WORK TO DO: Gather up every line that includes the string "matplotlib".

DATA EXCERPT:
--- begin ---

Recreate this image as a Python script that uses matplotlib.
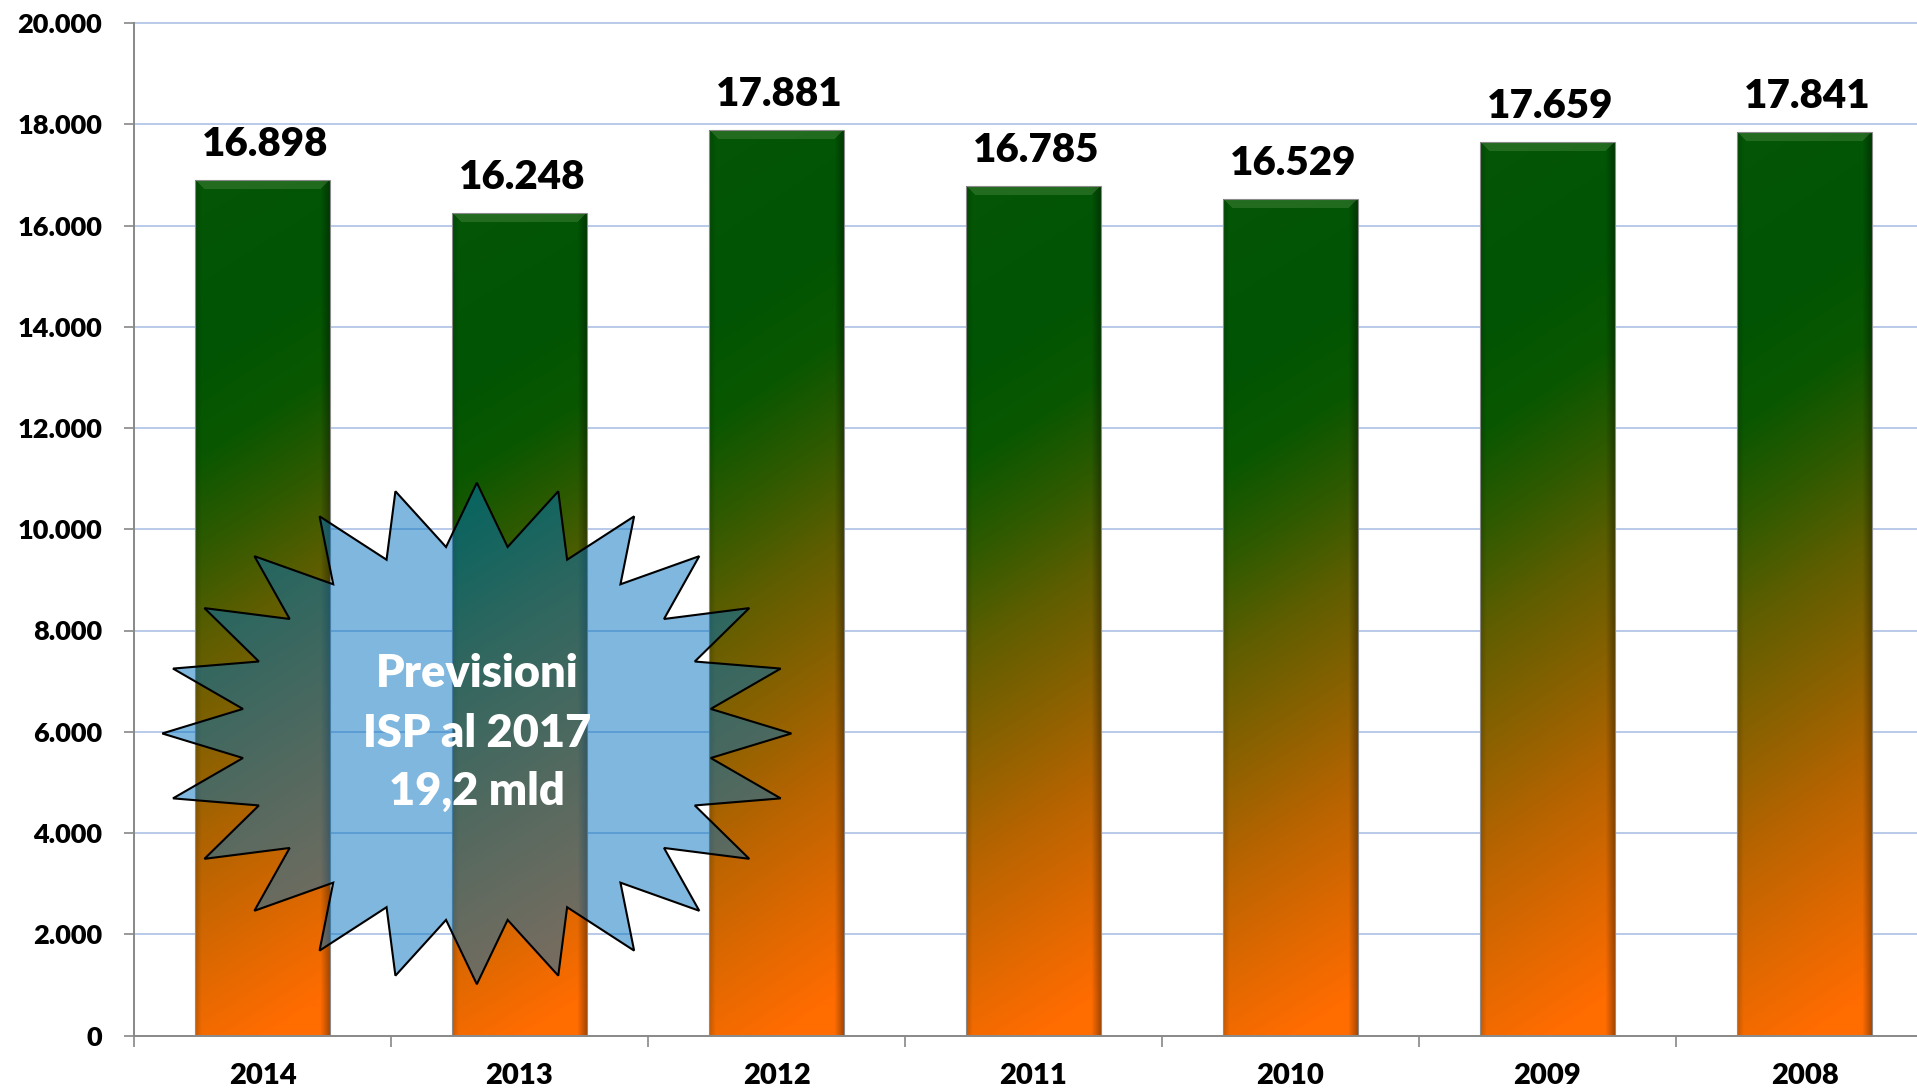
import numpy as np
import matplotlib
matplotlib.use("Agg")
import matplotlib.pyplot as plt
from matplotlib.patches import Polygon

plt.rcParams['font.family'] = ['Lato', 'DejaVu Sans']

# ---------------- data ----------------
years = ["2014", "2013", "2012", "2011", "2010", "2009", "2008"]
values = [16898, 16248, 17881, 16785, 16529, 17659, 17841]
yticks = [0, 2000, 4000, 6000, 8000, 10000, 12000, 14000, 16000, 18000, 20000]
callout_lines = ["Previsioni", "ISP al 2017", "19,2 mld"]


def fmt(v):
    return f"{v:,}".replace(",", ".")


W, H = 1917, 1090
fig = plt.figure(figsize=(W / 100, H / 100), dpi=100)
ax = fig.add_axes([134 / W, (H - 1035.5) / H, (1933 - 134) / W, (1035.5 - 23) / H])

x = np.arange(len(years))
ax.set_xlim(-0.5, len(years) - 0.5)
ax.set_ylim(0, 20000)

# gridlines
for yv in yticks[1:]:
    ax.axhline(yv, color='#b3c6e8', lw=1.3, zorder=0, clip_on=False)

# bars (library marks) -> gradient fill clipped to each bar
bar_w = 0.525
bars = ax.bar(x, values, width=bar_w, facecolor='none', edgecolor='#8a8a8a',
              linewidth=0.8, zorder=3)

stops_u = np.array([0.0, 0.12, 0.25, 0.38, 0.50, 0.62, 0.72, 0.85, 1.0])
stops_c = np.array([
    [255, 108, 0],
    [222, 104, 0],
    [182, 100, 0],
    [136, 97, 0],
    [95, 94, 0],
    [45, 90, 0],
    [10, 87, 0],
    [0, 84, 4],
    [4, 86, 6],
]) / 255.0

fig.canvas.draw()
px_per_x = ax.transData.transform((1, 0))[0] - ax.transData.transform((0, 0))[0]
px_per_y = (ax.transData.transform((0, 1000))[1] - ax.transData.transform((0, 0))[1]) / 1000.0

for p in bars.patches:
    x0, w, h = p.get_x(), p.get_width(), p.get_height()
    nx = int(round(w * px_per_x))
    ny = int(round(h * px_per_y))
    s = (np.arange(nx) + 0.5) / nx
    t = 1 - (np.arange(ny) + 0.5) / ny  # row 0 is top
    S, T = np.meshgrid(s, t)
    U = np.clip(T + 0.10 * (0.5 - S), 0, 1)
    img = np.zeros((ny, nx, 3))
    for c in range(3):
        img[..., c] = np.interp(U, stops_u, stops_c[:, c])
    # edge shading
    f = np.ones_like(S)
    f -= 0.35 * np.clip((S - 0.93) / 0.07, 0, 1)
    f -= 0.18 * np.clip((0.05 - S) / 0.05, 0, 1)
    img *= f[..., None]
    # top bevel (lighter trapezoid)
    dtop = np.arange(ny)[:, None] * np.ones((1, nx))
    dside = np.minimum(np.arange(nx), nx - 1 - np.arange(nx))[None, :] * np.ones((ny, 1))
    bevel = (dtop < 10) & (dtop <= dside)
    img[bevel] = img[bevel] * 0.6 + np.array([80, 140, 70]) / 255.0 * 0.4
    im = ax.imshow(np.clip(img, 0, 1), extent=[x0, x0 + w, 0, h], aspect='auto',
                   origin='upper', zorder=2, interpolation='bilinear')
    im.set_clip_path(p)

# value labels
for xi, v in zip(x, values):
    ax.annotate(fmt(v), (xi, v), xytext=(3, 24), textcoords='offset pixels',
                ha='center', va='baseline', fontsize=29, fontweight='heavy',
                color='black', zorder=5)

# axes styling
for side in ['top', 'right']:
    ax.spines[side].set_visible(False)
for side in ['left', 'bottom']:
    ax.spines[side].set_color('#888888')
    ax.spines[side].set_linewidth(1.4)
    ax.spines[side].set_zorder(4)

ax.set_yticks(yticks)
ax.set_yticklabels([fmt(v) for v in yticks], fontsize=19.5, fontweight='heavy')
ax.tick_params(axis='y', length=7, width=1.2, color='#888888', pad=16)

ax.set_xticks(x)
ax.set_xticklabels(years, fontsize=21, fontweight='heavy')
ax.set_xticks(np.arange(-0.5, len(years) - 0.5, 1.0), minor=True)
ax.tick_params(axis='x', which='major', length=0, pad=20)
ax.tick_params(axis='x', which='minor', length=8, width=1.2, color='#888888')

# starburst callout
cx, cy = 0.834, 5966
rx, ry = 1.224, 4953
inner = 0.75
pts = []
for k in range(24):
    a_out = np.deg2rad(90 + k * 15)
    a_in = np.deg2rad(90 + k * 15 + 7.5)
    pts.append((cx + rx * np.cos(a_out), cy + ry * np.sin(a_out)))
    pts.append((cx + inner * rx * np.cos(a_in), cy + inner * ry * np.sin(a_in)))
star = Polygon(pts, closed=True, facecolor=(0.0, 0.44, 0.75, 0.5),
               edgecolor='black', linewidth=1.5, zorder=6, clip_on=False)
ax.add_patch(star)

line_y = [7144, 5958, 4812]
for txt, yy in zip(callout_lines, line_y):
    ax.text(cx, yy, txt, ha='center', va='center', fontsize=32.5,
            fontweight='heavy', color='white', zorder=7)

fig.savefig('out.png', dpi=100)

--- end ---

ANSWER TO THE EXERCISE:
Recreate this image as a Python script that uses matplotlib.
import matplotlib
matplotlib.use("Agg")
import matplotlib.pyplot as plt
from matplotlib.patches import Polygon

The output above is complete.